With the door switch depressed (taped down) I read 125 volts on L1/neutral on the board. 

With the t-stat calling for heat I get the following readings:
R/C    27VOLTS
R/W    0 VOLTS
C/W  27 VOLTS

With the t'stat not calling for heat, I get the following readings:
R/C.   27 VOLTS
R/W   27 VOLTS 
C/W.   0 VOLTS 

If I can figure out how to post the pictures here, I will do it shortly.


----------



## jeffmattero76 (Jan 18, 2018)

jeffmattero76 said:


> With the door switch depressed (taped down) I read 125 volts on L1/neutral on the board.
> 
> With the t-stat calling for heat I get the following readings:
> R/C    27VOLTS
> ...


Can someone direct me on how to upload pictures to this thread. I cannot figure it out. 

In doing more testing and looking,  I am getting 125 volts to the board and to the transformer.  I am getting 27 volts from the transformer to the board, but, for some reason, there is no voltage being sent to the inducer motor. There is no fuse on the board (which I have removed ), and I see no burnt spots on the tracings. I have checked the tracings for continuity from each of the screws to the end of each tracing, and all show continuity. Thetefore, I am in the process of finding and ordering a new board. 
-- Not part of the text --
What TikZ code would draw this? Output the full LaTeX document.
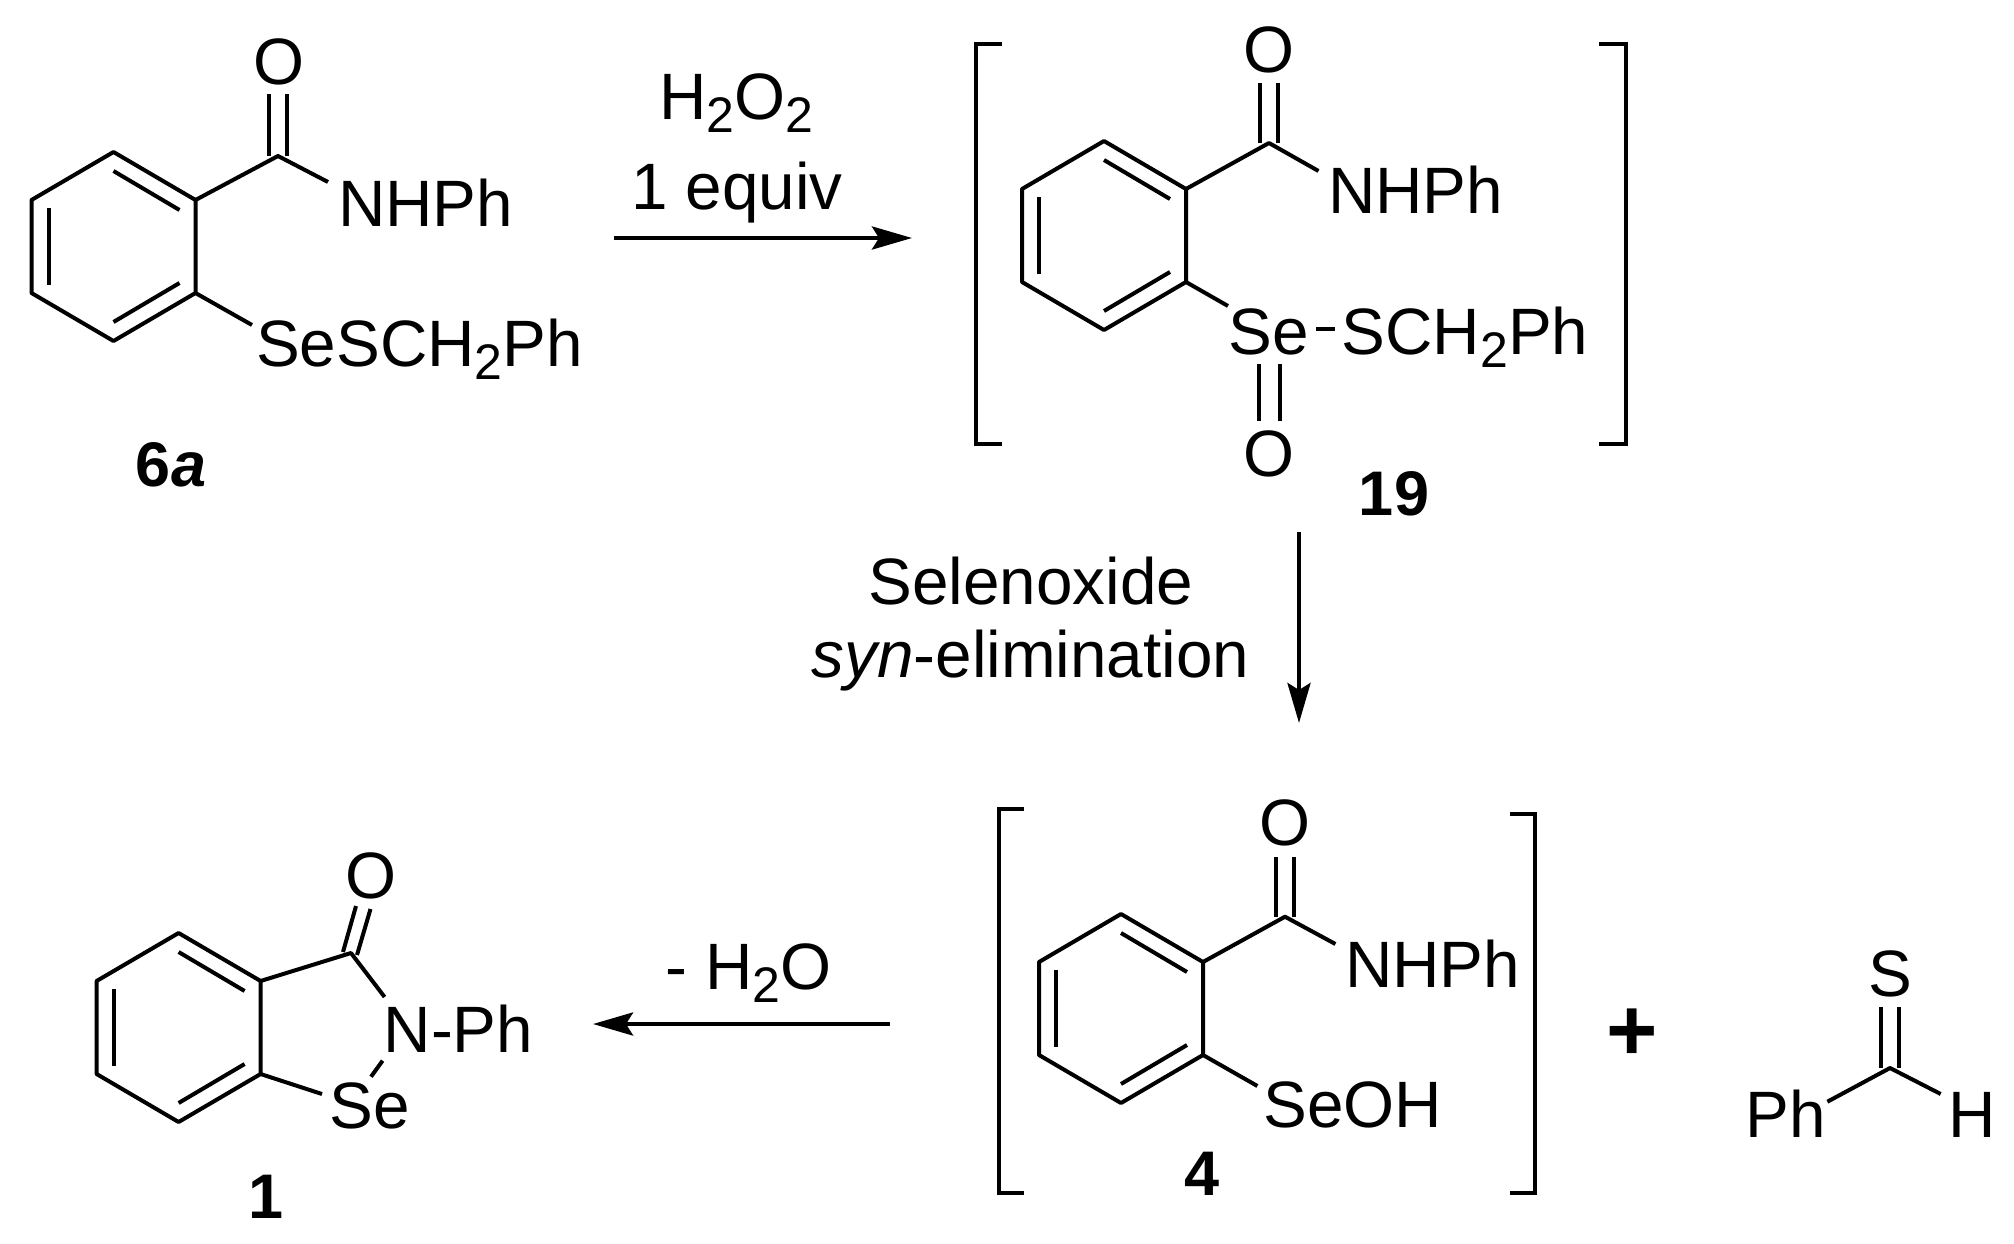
\documentclass[tikz,border=0pt]{standalone}
\usepackage{fontspec}
\setmainfont{Liberation Sans}
\usetikzlibrary{arrows.meta}
\newcommand{\subtwo}{\raisebox{-6.5pt}{\fontsize{25}{28}\selectfont 2}}
\tikzset{
  bond/.style={line width=2pt,line cap=butt,line join=round,draw=black},
  rxn/.style={line width=2.2pt,draw=black,-{Stealth[length=20pt,width=11.5pt,inset=3.5pt]}},
  brk/.style={line width=2.2pt,draw=black,line join=miter},
  atom/.style={inner sep=0pt,outer sep=0pt,anchor=base,font=\fontsize{32.8}{38}\selectfont,text=black},
  cmpd/.style={inner sep=0pt,outer sep=0pt,anchor=base,font=\fontsize{31.5}{36}\selectfont\bfseries,text=black},
  benzring/.pic={
    \coordinate (-t) at (0,0);
    \coordinate (-rt) at (82,48);
    \coordinate (-rb) at (82,141);
    \coordinate (-b) at (0,189);
    \coordinate (-lb) at (-82,141);
    \coordinate (-lt) at (-82,48);
    \coordinate (-ia) at (0,19);
    \coordinate (-ib) at (66,58);
    \coordinate (-ic) at (-65,56);
    \coordinate (-id) at (-65,133);
    \coordinate (-ie) at (0,170);
    \coordinate (-if) at (66,131);
    \draw[bond] (-t)--(-rt)--(-rb)--(-b)--(-lb)--(-lt)--cycle;
    \draw[bond] (-ia)--(-ib);
    \draw[bond] (-ic)--(-id);
    \draw[bond] (-ie)--(-if);
  }
}
\begin{document}
\begin{tikzpicture}[x=0.5pt,y=-0.5pt]
\path[fill=white,use as bounding box] (0,0) rectangle (2014,1243);

% ---------- 6a
\pic (ra) at (113.5,152) {benzring};
\coordinate (ca) at (278,156);
\coordinate (caO) at (278,94);
\coordinate (caN) at (328,182);
\coordinate (caSe) at (252,325);
\draw[bond] (ra-rt)--(ca)--(caN);
\draw[bond] (ra-rb)--(caSe);
\draw[bond] ([xshift=-4.3pt]ca)--([xshift=-4.3pt]caO);
\draw[bond] ([xshift=4.3pt]ca)--([xshift=4.3pt]caO);
\node[atom] (Oa) at (279,84) {O};
\node[atom] (NHPha) at (425.5,226) {NHPh};
\node[atom] (Sea) at (419.5,366) {SeSCH\subtwo Ph};
\node[cmpd] (la) at (171,486) {6\textit{a}};

% ---------- arrow 1
\coordinate (a1s) at (614,238);
\coordinate (a1e) at (912,238);
\draw[rxn] (a1s)--(a1e);
\node[atom] (r1a) at (736.5,119) {H\subtwo O\subtwo};
\node[atom] (r1b) at (737,209) {1 equiv};

% ---------- 19
\coordinate (b1a) at (1002,44);
\coordinate (b1b) at (976,44);
\coordinate (b1c) at (976,444);
\coordinate (b1d) at (1002,444);
\draw[brk] (b1a)--(b1b)--(b1c)--(b1d);
\coordinate (b2a) at (1599,44);
\coordinate (b2b) at (1626,44);
\coordinate (b2c) at (1626,444);
\coordinate (b2d) at (1599,444);
\draw[brk] (b2a)--(b2b)--(b2c)--(b2d);
\pic (rb) at (1104,141) {benzring};
\coordinate (cb) at (1269,143);
\coordinate (cbO) at (1269,83);
\coordinate (cbN) at (1318.5,171);
\coordinate (cbSe) at (1228,306);
\coordinate (sa) at (1316,329);
\coordinate (sb) at (1335,329);
\coordinate (seO1) at (1269.5,364);
\coordinate (seO2) at (1269.5,421);
\draw[bond] (rb-rt)--(cb)--(cbN);
\draw[bond] (rb-rb)--(cbSe);
\draw[bond] ([xshift=-4.3pt]cb)--([xshift=-4.3pt]cbO);
\draw[bond] ([xshift=4.3pt]cb)--([xshift=4.3pt]cbO);
\draw[bond] (sa)--(sb);
\draw[bond] ([xshift=-5.2pt]seO1)--([xshift=-5.2pt]seO2);
\draw[bond] ([xshift=5.2pt]seO1)--([xshift=5.2pt]seO2);
\node[atom] (Ob) at (1269,72.5) {O};
\node[atom] (NHPhb) at (1415.5,213.6) {NHPh};
\node[atom] (Seb) at (1269,354.6) {Se};
\node[atom] (SCb) at (1465,354.6) {SCH\subtwo Ph};
\node[atom] (Oc) at (1269,476) {O};
\node[cmpd] (lb) at (1394,515) {19};

% ---------- arrow 2
\coordinate (a2s) at (1299,532);
\coordinate (a2e) at (1299,723);
\draw[rxn] (a2s)--(a2e);
\node[atom] (r2a) at (1031,604) {Selenoxide};
\node[atom] (r2b) at (1030.5,677) {\textit{syn}-elimination};

% ---------- 4
\coordinate (b3a) at (1024,809);
\coordinate (b3b) at (999,809);
\coordinate (b3c) at (999,1193);
\coordinate (b3d) at (1024,1193);
\draw[brk] (b3a)--(b3b)--(b3c)--(b3d);
\coordinate (b4a) at (1510,814);
\coordinate (b4b) at (1535,814);
\coordinate (b4c) at (1535,1193);
\coordinate (b4d) at (1510,1193);
\draw[brk] (b4a)--(b4b)--(b4c)--(b4d);
\pic (rc) at (1121,914) {benzring};
\coordinate (cc) at (1285,916.7);
\coordinate (ccO) at (1285,856.7);
\coordinate (ccN) at (1335.4,944);
\coordinate (ccSe) at (1257.4,1086);
\draw[bond] (rc-rt)--(cc)--(ccN);
\draw[bond] (rc-rb)--(ccSe);
\draw[bond] ([xshift=-4.5pt]cc)--([xshift=-4.5pt]ccO);
\draw[bond] ([xshift=4.5pt]cc)--([xshift=4.5pt]ccO);
\node[atom] (Od) at (1285,845.5) {O};
\node[atom] (NHPhc) at (1432.5,987.7) {NHPh};
\node[atom] (SeOH) at (1353,1127.7) {SeOH};
\node[cmpd] (lc) at (1202,1195) {4};
\node[inner sep=0pt,anchor=base,font=\fontsize{44}{50}\selectfont\bfseries] (plus) at (1632.6,1060) {+};

% ---------- thiobenzaldehyde
\coordinate (cd) at (1890,1068);
\coordinate (cdS) at (1890,1006.7);
\coordinate (cdPh) at (1827.4,1101.7);
\coordinate (cdH) at (1940.7,1094);
\draw[bond] (cdPh)--(cd)--(cdH);
\draw[bond] ([xshift=-4.4pt]cd)--([xshift=-4.4pt]cdS);
\draw[bond] ([xshift=4.4pt]cd)--([xshift=4.4pt]cdS);
\node[atom] (S) at (1890,996) {S};
\node[atom] (Ph) at (1786,1137) {Ph};
\node[atom] (H) at (1972,1137) {H};

% ---------- arrow 3
\coordinate (a3s) at (890,1024);
\coordinate (a3e) at (593,1024);
\draw[rxn] (a3s)--(a3e);
\node[atom] (r3) at (748.5,989) {- H\subtwo O};

% ---------- 1
\pic (rd) at (178.6,933) {benzring};
\coordinate (ce) at (351,953);
\coordinate (ceN) at (384.6,997);
\coordinate (nse1) at (382.6,1060.7);
\coordinate (nse2) at (371,1076.7);
\coordinate (rse) at (322,1094);
\coordinate (o1a) at (343,952);
\coordinate (o1b) at (356,906);
\coordinate (o2a) at (357,955);
\coordinate (o2b) at (370.5,909);
\draw[bond] (rd-rt)--(ce)--(ceN);
\draw[bond] (rd-rb)--(rse);
\draw[bond] (nse1)--(nse2);
\draw[bond] (o1a)--(o1b);
\draw[bond] (o2a)--(o2b);
\node[atom] (Oe) at (371,898.5) {O};
\node[atom] (NPh) at (458.5,1052.7) {N-Ph};
\node[atom] (Se1) at (369.5,1128) {Se};
\node[cmpd] (ld) at (266,1218) {1};
\end{tikzpicture}
\end{document}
Just for educational purposes, is there a way to check each of the many components on the board?  I think most of them are small diodes, but there are a couple of resistors, and other "block" shaped pieces, but I have no idea what they are called.


----------



## nealtw (Jan 18, 2018)

jeffmattero76 said:


> Can someone direct me on how to upload pictures to this thread. I cannot figure it out.
> 
> In doing more testing and looking, I am getting 125 volts to the board and to the transformer. I am getting 27 volts from the transformer to the board, but, for some reason, there is no voltage being sent to the inducer motor. There is no fuse on the board (which I have removed ), and I see no burnt spots on the tracings. I have checked the tracings for continuity from each of the screws to the end of each tracing, and all show continuity. Thetefore, I am in the process of finding and ordering a new board.
> 
> Just for educational purposes, is there a way to check each of the many components on the board? I think most of them are small diodes, but there are a couple of resistors, and other "block" shaped pieces, but I have no idea what they are called.
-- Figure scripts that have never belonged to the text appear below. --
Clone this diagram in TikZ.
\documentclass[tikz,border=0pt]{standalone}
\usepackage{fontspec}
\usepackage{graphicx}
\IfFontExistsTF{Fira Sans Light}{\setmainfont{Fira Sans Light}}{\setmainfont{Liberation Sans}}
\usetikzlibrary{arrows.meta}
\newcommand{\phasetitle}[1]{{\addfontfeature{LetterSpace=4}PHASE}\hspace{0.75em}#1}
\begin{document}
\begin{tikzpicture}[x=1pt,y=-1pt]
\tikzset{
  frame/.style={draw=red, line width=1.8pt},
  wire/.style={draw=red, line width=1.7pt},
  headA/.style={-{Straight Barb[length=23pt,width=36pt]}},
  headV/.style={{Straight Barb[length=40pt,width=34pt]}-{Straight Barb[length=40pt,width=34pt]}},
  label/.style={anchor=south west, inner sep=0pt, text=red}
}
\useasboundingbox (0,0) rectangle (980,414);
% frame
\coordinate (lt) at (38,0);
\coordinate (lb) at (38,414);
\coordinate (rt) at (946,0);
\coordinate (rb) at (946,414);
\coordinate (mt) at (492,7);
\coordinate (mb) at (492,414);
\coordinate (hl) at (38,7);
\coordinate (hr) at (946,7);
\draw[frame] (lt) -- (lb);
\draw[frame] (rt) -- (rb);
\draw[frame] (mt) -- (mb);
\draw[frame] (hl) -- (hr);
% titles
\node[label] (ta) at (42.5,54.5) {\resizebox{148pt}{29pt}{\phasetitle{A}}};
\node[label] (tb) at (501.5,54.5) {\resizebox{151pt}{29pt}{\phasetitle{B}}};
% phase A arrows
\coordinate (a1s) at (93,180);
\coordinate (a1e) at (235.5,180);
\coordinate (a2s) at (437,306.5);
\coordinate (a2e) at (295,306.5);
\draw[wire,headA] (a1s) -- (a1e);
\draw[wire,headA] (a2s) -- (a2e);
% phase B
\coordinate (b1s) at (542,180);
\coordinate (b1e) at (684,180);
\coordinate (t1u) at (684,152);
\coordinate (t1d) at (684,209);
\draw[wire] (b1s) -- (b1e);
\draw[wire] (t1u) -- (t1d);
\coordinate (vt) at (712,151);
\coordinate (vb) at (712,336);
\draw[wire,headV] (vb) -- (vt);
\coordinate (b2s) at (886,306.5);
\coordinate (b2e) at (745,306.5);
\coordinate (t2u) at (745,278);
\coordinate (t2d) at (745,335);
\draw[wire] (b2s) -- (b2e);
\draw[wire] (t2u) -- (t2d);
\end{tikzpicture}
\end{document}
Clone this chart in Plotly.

If you are on a computer I can help.
Load the picture on the computer. 
When you are posting just below is a button, *Manage attachment*.
That bring up a page hit button* choose file*
Find your picture and double click it.
And hit  Upload


----------



## bud16415 (Jan 18, 2018)

Click on the paperclip in the menu. Then click on choose file and then find a photo on your computer and double click it. Then hit upload and the photo will be transferred to your post and will show up on your post as an attachment. 

That&#8217;s how to do it from a computer doing it from a phone is a little different. 
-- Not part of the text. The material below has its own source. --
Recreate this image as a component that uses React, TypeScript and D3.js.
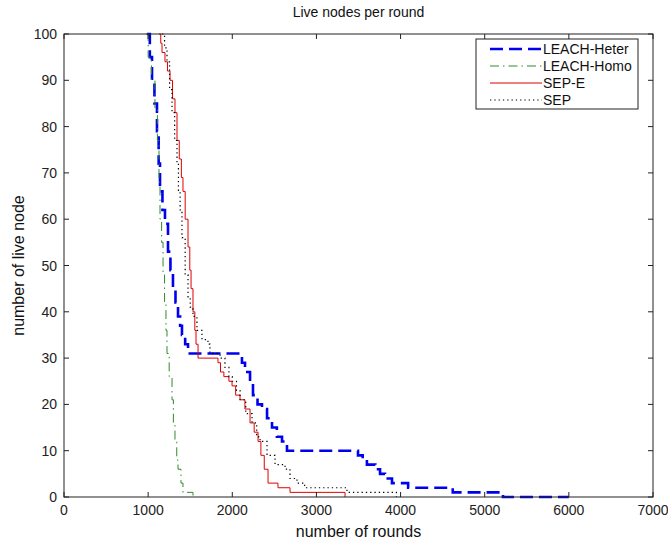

As to checking components on a printed circuit it is pretty hard to do as the traces interconnect everything. Most of the time what fries is one of the chips and unless the board has a chip socket so it can be removed and replaced you have to toss the whole board.


----------



## nealtw (Jan 18, 2018)

jeffmattero76 said:


> Can someone direct me on how to upload pictures to this thread. I cannot figure it out.
> 
> In doing more testing and looking, I am getting 125 volts to the board and to the transformer. I am getting 27 volts from the transformer to the board, but, for some reason, there is no voltage being sent to the inducer motor. There is no fuse on the board (which I have removed ), and I see no burnt spots on the tracings. I have checked the tracings for continuity from each of the screws to the end of each tracing, and all show continuity. Thetefore, I am in the process of finding and ordering a new board.
> 
> Just for educational purposes, is there a way to check each of the many components on the board? I think most of them are small diodes, but there are a couple of resistors, and other "block" shaped pieces, but I have no idea what they are called.


 Are you on a computer?
*Manage attachments*   below
*Choose file*   picture 
*upload*


----------



## nealtw (Jan 18, 2018)

Interesting I posted twice here but my post does not show up, that explains two. But Bud's like showed up so I know he is getting them.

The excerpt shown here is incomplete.